According to Kevin J. McCabe, the executive vice president of Newmark Grubb Knight Frank, Denver has over the last ten years seen a significant shift in its major industries and the cranes for building office space will follow that trend. He said that during the 20008-10 development cycle, the industry sectors that dominated the economy were typical of the Denver market: energy, law and financial services. From 2013 up until now, however, we have developed a new industrial big three: healthcare, tech, and real estate.
He described our new balance of industries as being significantly “healthier” than our previous setup, which could make us more immune to the consequences of an economic downturn. This healthier balance of industry has led to what he believes to be a healthier demand for space in the city’s economy.
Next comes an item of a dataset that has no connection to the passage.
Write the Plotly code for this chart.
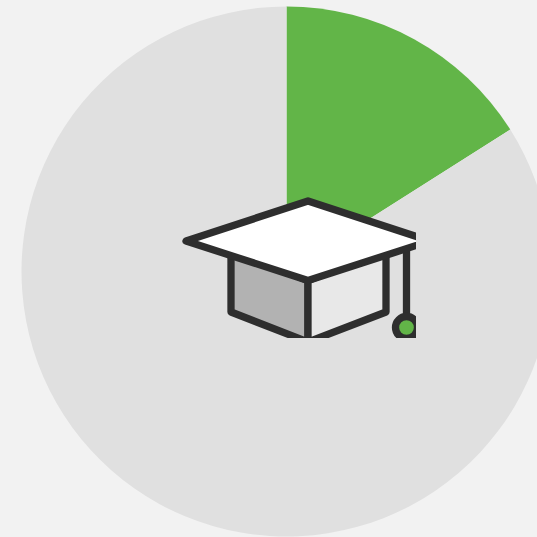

He also noted that our “true growth” has increased from 17 percent to 46 percent in the time period that our economic drivers changed. He expects the cranes to follow accordingly, and as business demands increase, Denver will have to prepare to foster an environment that can house all of their needs.
“I don’t care what industry you’re in, which of the sectors. Everybody’s in a war for talent, and what they want to do is be where the talent wants to work. So what the developers have to do is figure out where that is,” said McCabe.
Some of these cranes will help build multi-family units.
Pete Schippits, senior managing director for real estate company CBRE Group, took to the stage to address ‘where the cranes will go’ for multi-family units. According to Schippits, we are nowhere near the point of over-saturation in our downtown housing market, and in fact the opposite true. The downtown Denver area is underserved regarding available multi-family housing.
“Our belief is that we’re far from overbuilding,” Schippits said.
As more people begin to rent and the age demographics of the city continue to change, he envisions Denver’s new climate supporting much more growth in the housing area. Schippits addressed the amount of luxury apartments being built in the downtown area and said the influx of those types of apartments can be supported by the fact that the 40-54 year old age bracket is decreasing in home ownership in the area, making it ripe for these types of units.
He also noted that Denver could do a significantly better job of creating more housing per the number of jobs available. Currently, our ratio is 5.9 jobs for every apartment. For comparison purposes, the average in the United States is 6.1 and Seattle and Austin sit at 5.5 and 5.1 jobs respectively. In New York City, which is super dense, the ratio is down to 3.1 jobs per apartment, and that appears to be the direction Denver is headed as we continue to move toward increased density.
Schippits forecasted that if most factors stay stable in the Denver economy, by 2019 downtown Denver will have a lower job to apartment ratio than the rest of the metro area. He also encouraged business leaders and developers in the room to prioritize traits that will continue to attract growth. He noted that Denver only ranks 26th regarding cities’ green space, which could be problematic as many people have moved to the city with the assumption that it is ‘outdoorsy.’
Lastly, Schippits noted that transit-oriented development (TOD) might not be the holy grail many speculators and Denver have promised. Houston, Austin and Dallas are projected to have the most office jobs in upcoming years. None of those cities particularly obsess over the TOD model of development.
If we want to keep cranes in the sky, we might need to check our priorities.
Paul Washington, real estate company JLL’s market director for the Rocky Mountain Region, noted that Denver is set up for tremendous growth over the next couple of years and has an excellent infrastructure but will need to rethink some of its priorities if it wants to sustain this growth.
To keep the city’s economic engine humming, Washington suggested we focus on three key areas, which include costs, jobs and an educated workforce. Denver is increasingly gaining a reputation as an expensive city, he said, and that may not serve it well in its long-term growth. He also said it must be a focus of the city to graduate local students, creating a competitive workforce that is homegrown as opposed to recruiting talent from elsewhere in the country.
“Denver, I don’t think, is competitive as it could be in this robust economic cycle,” Washington said, noting that our peer cities like Austin have done a significantly better job of establishing good relationships with their flagship universities and that that type of leverage is underutilized in the Denver area.